International marketing is the performance of business activities designed to plan, price, promote and direct the flow of a company’s goods and services to consumers or users in more than one nation for a profit. The only difference  between the definitions of domestic marketing and international marketing is that in the latter case marketing activities take place  in more than one country. This apparently minor difference in “more than one country” accounts for the complexity and diversity found in international marketing operations. Marketing concepts, processes and principles are universally applicable and the marketer’s task is the same whether doing business in Cape Town, Texas, or Dar es Salaam, or Tanzania. Business’s goal is to make a profit by promoting, pricing and distributing products for which there is a market. If this is the case, what is the difference, pricing and distributing products for which there is a market? If this is the case, what is the difference between domestic and international marketing?
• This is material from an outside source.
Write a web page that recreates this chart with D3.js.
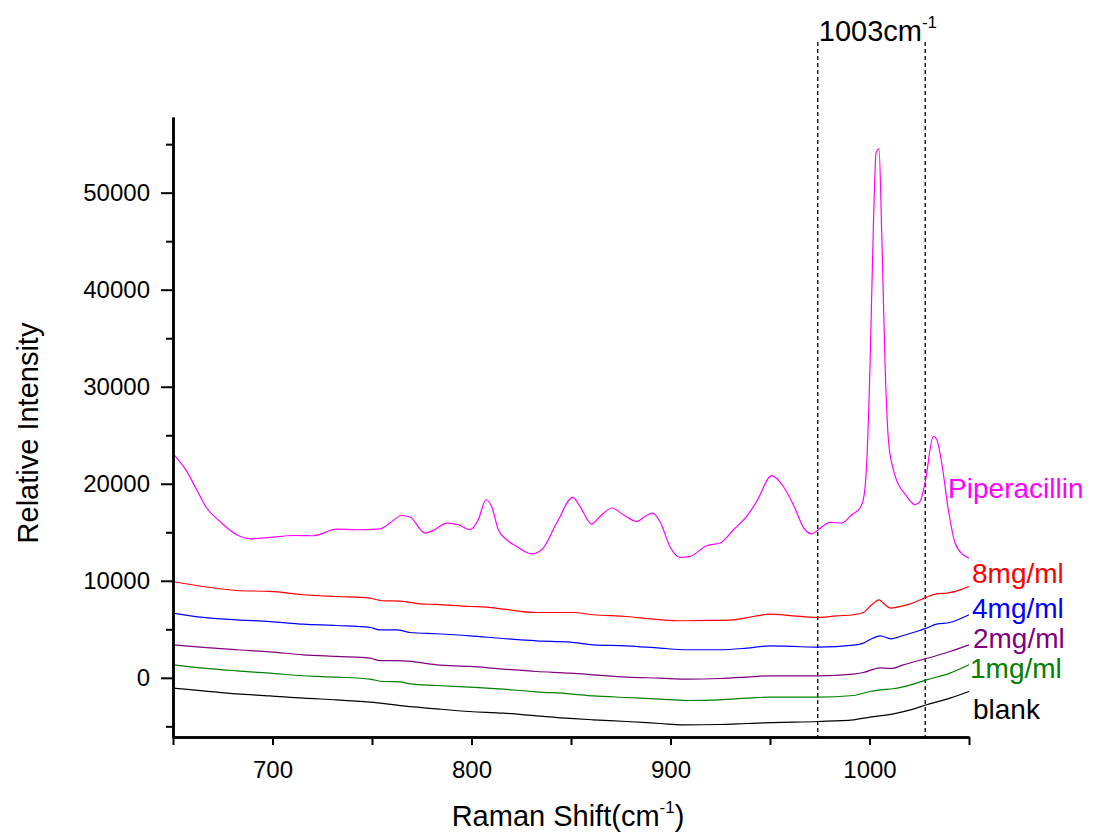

The answer lies not with different concepts of marketing but with the environment within which marketing plans must be implemented. The difficulty of foreign marketing comes from the range of unfamiliar problems and the variety of strategies necessary to cope with different levels of uncertainty encountered in foreign markets.

Competition, legal restraints, government controls, weather, fickle consumers, and any number of other uncontrollable elements can, and frequently do, affect the profitable outcome of good, sound marketing plans. Generally, speaking the marketer cannot influence these uncontrollable elements, but instead must adjust or adapt to them in a manner consistent with a successful outcome. What makes marketing interesting is the challenge of molding the controllable elements of marketing decisions (product, price, promotion, distribution and research), within the framework of the uncontrollable elements of the marketplace in such a way that marketing objectives are achieved. Even though marketing principles and concepts are universally applicable, the environment within which the marketer must implement marketing plans can change dramatically from country to country or region to region. The difficulties created by different environments are the international marketer’s primary concern.
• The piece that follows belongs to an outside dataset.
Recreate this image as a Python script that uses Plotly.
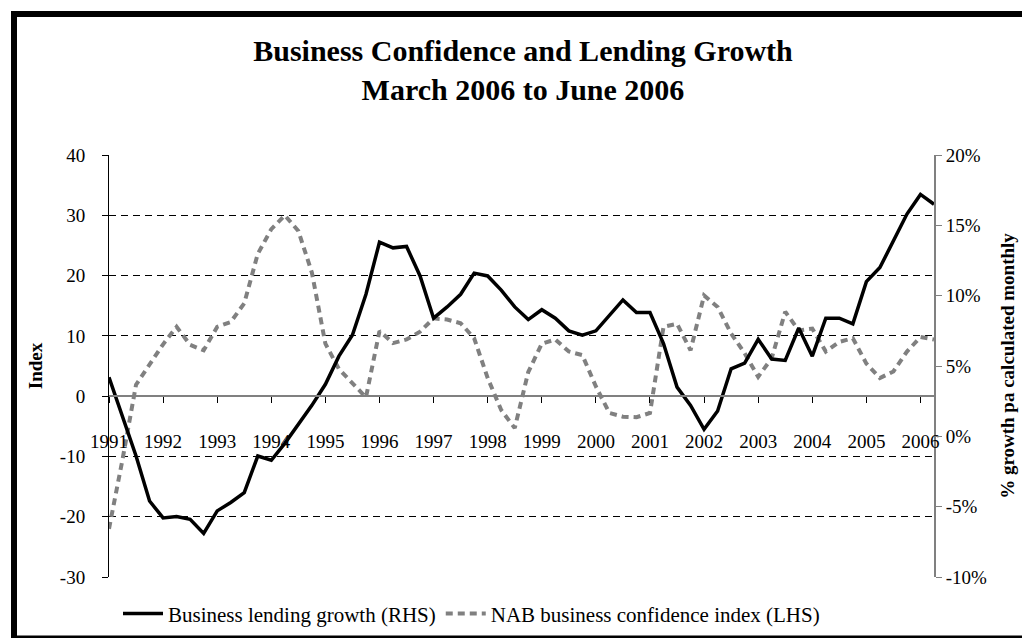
import plotly.graph_objects as go

# quarterly observations, March 1991 .. June 2006
quarters = [1991 + 0.25 * k for k in range(62)]

lending_growth_pct = [
    4.2, 1.4, -1.4, -4.6, -5.8, -5.7, -5.9, -6.9, -5.3, -4.7,
    -4.0, -1.4, -1.7, -0.5, 0.8, 2.2, 3.7, 5.7, 7.2, 10.1,
    13.8, 13.4, 13.5, 11.4, 8.4, 9.2, 10.1, 11.6, 11.4, 10.4,
    9.2, 8.3, 9.0, 8.4, 7.5, 7.2, 7.5, 8.6, 9.7, 8.8,
    8.8, 6.6, 3.5, 2.2, 0.5, 1.8, 4.8, 5.2, 6.9, 5.5,
    5.4, 7.7, 5.7, 8.4, 8.4, 8.0, 11.0, 12.0, 13.9, 15.8,
    17.2, 16.5,
]

nab_confidence = [
    -22.0, -10.5, 1.9, 5.3, 8.6, 11.5, 8.5, 7.6, 11.5, 12.3,
    15.4, 23.6, 27.7, 30.0, 27.4, 20.5, 8.7, 4.5, 2.1, -0.2,
    10.8, 8.8, 9.4, 10.7, 12.9, 12.7, 12.1, 9.6, 3.0, -2.3,
    -5.3, 4.0, 8.7, 9.4, 7.4, 6.8, 1.6, -2.8, -3.4, -3.5,
    -2.8, 11.5, 12.0, 7.6, 16.7, 14.8, 10.4, 7.1, 3.2, 6.3,
    14.0, 10.9, 11.2, 7.4, 9.0, 9.6, 5.4, 3.0, 4.1, 7.4,
    9.8, 9.4,
]

year_ticks = list(range(1991, 2007))
year_labels = [str(y) for y in year_ticks]
left_ticks = [-30, -20, -10, 0, 10, 20, 30, 40]
left_labels = ["-30", "-20", "-10", "0", "10", "20", "30", "40"]
right_ticks = [-10, -5, 0, 5, 10, 15, 20]
right_labels = ["-10%", "-5%", "0%", "5%", "10%", "15%", "20%"]

FONT = "Liberation Serif, Times New Roman, serif"

fig = go.Figure()
fig.add_trace(go.Scatter(
    x=quarters, y=lending_growth_pct, yaxis="y2", mode="lines",
    name="Business lending growth (RHS)",
    line=dict(color="black", width=3.5),
))
fig.add_trace(go.Scatter(
    x=quarters, y=nab_confidence, yaxis="y", mode="lines",
    name="NAB business confidence index (LHS)",
    line=dict(color="#808080", width=4, dash="7px,5px"),
))

W, H = 1030, 638
L, R, T, B = 101, 926, 147, 572


def px(xp):
    return (xp - L) / (R - L)


def py(yp):
    return (B - yp) / (B - T)


fig.update_layout(
    width=W, height=H,
    margin=dict(l=L, r=W - R, t=T, b=H - B),
    paper_bgcolor="white", plot_bgcolor="white",
    font=dict(family=FONT, size=19, color="black"),
    title=dict(
        text="<b>Business Confidence and Lending Growth</b><br><b>March 2006 to June 2006</b>",
        x=0.5, xanchor="center", y=1 - 53 / H, yanchor="middle",
        font=dict(size=30, family=FONT, color="black"),
    ),
    showlegend=True,
    legend=dict(
        orientation="h", x=px(110), xanchor="left", y=py(609), yanchor="middle",
        font=dict(size=21, family=FONT), bgcolor="rgba(0,0,0,0)",
        itemwidth=40, tracegroupgap=0,
    ),
    xaxis=dict(
        range=[1991, 2006.25], tickmode="array", tickvals=year_ticks, ticktext=year_labels,
        showgrid=False, zeroline=False,
        anchor="free", position=3 / 7,
        showline=True, linecolor="#808080", linewidth=1.5,
        ticks="outside", ticklen=6, tickcolor="black", tickwidth=1,
        ticklabelstandoff=22,
        tickfont=dict(size=19),
    ),
    yaxis=dict(
        range=[-30, 40], tickmode="array", tickvals=left_ticks, ticktext=left_labels,
        showgrid=True, gridcolor="black", gridwidth=1, griddash="7px,5px",
        zeroline=False, showline=True, linecolor="black", linewidth=1,
        ticks="outside", ticklen=6, tickcolor="black",
        ticklabelstandoff=13,
        title=dict(text="<b>Index</b>", font=dict(size=19), standoff=12),
        tickfont=dict(size=19),
    ),
    yaxis2=dict(
        range=[-10, 20], tickmode="array", tickvals=right_ticks, ticktext=right_labels,
        overlaying="y", side="right", showgrid=False, zeroline=False,
        showline=True, linecolor="#808080", linewidth=2,
        ticks="outside", ticklen=6, tickcolor="#808080",
        title=dict(text="<b>% growth pa calculated monthly</b>", font=dict(size=19), standoff=15),
        tickfont=dict(size=19),
    ),
    shapes=[dict(
        type="rect", xref="paper", yref="paper",
        x0=px(6), x1=px(1025), y0=py(634), y1=py(5),
        line=dict(color="black", width=6), fillcolor="rgba(0,0,0,0)", layer="above",
    )],
)

fig.write_html("out.html")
The international marketer’s task is more complicated than that of the domestic marketer because the international marketer must deal with at least two levels of uncontrollable uncertainty instead of one. Uncertainty is created by the uncontrollable elements of all business environments, but each foreign country in which a company operates adds its own unique set of uncontrollable factors.

Each foreign market in which the company does business can (and usually does) present separate problems involving some or all of the uncontrollable elements. Thus, the more foreign markets in which a company operates, the greater is the possible variety of foreign environmental factors with which to contend. Frequently, a solution to a problem in country market A is not applicable to a problem in country market B.

The successful manager constructs a marketing program designed for optimal adjustment to the uncertainty of the business climate.

Assuming the necessary overall corporate resources the marketing manager blends price, product, promotion, channels of distribution and research activities to capitalize on anticipated demand. The controllable elements can be altered in the long run and usually in the short run to adjust to changing market conditions, consumer tastes, or corporate objectives.


Although the marketer   can blend a marketing mix  from the controllable elements, the uncontrollable factors are precisely that; the marketer  must actively evaluate and, if needed, adapt.

A political decision involving domestic foreign policy can have a direct effect on a firm’s  international marketing success. For example, the US government placed a total ban on trade with Libya to condemn Libyan support for terrorists attacks, imposed restrictions on trade with South Africa to protest apartheid and placed a total ban on trade with Iraq, whose actions constituted a threat to the national security of US and its allies. In each case, the international marketing programs of the US companies has to abide by the government directives.

The US government has the constitutional right to restrict foreign trade when such trade adversely affects the security or economy of the country, or when such trade is in conflict with US foreign policy.

Competition within the home country can also have a profound effect on the international marketer’s task. For more than a century, Eastman Kodak, dominated the US film market and could depend on achieving profit goals that provided capital to invest in foreign market. Without having to worry about the company’s lucrative base, management had the time and resources to devise aggressive international marketing programs. However, the competitive structure changed when Fuji Photo Film became a formidable competitor by lowering film prices in the US, opening a  plant, and gaining 12 per cent  of the US market. Then the acceptance of digital photograph with Canon from Japan leading the market, has further disrupted Kodak’s domestic business. The last are given as examples.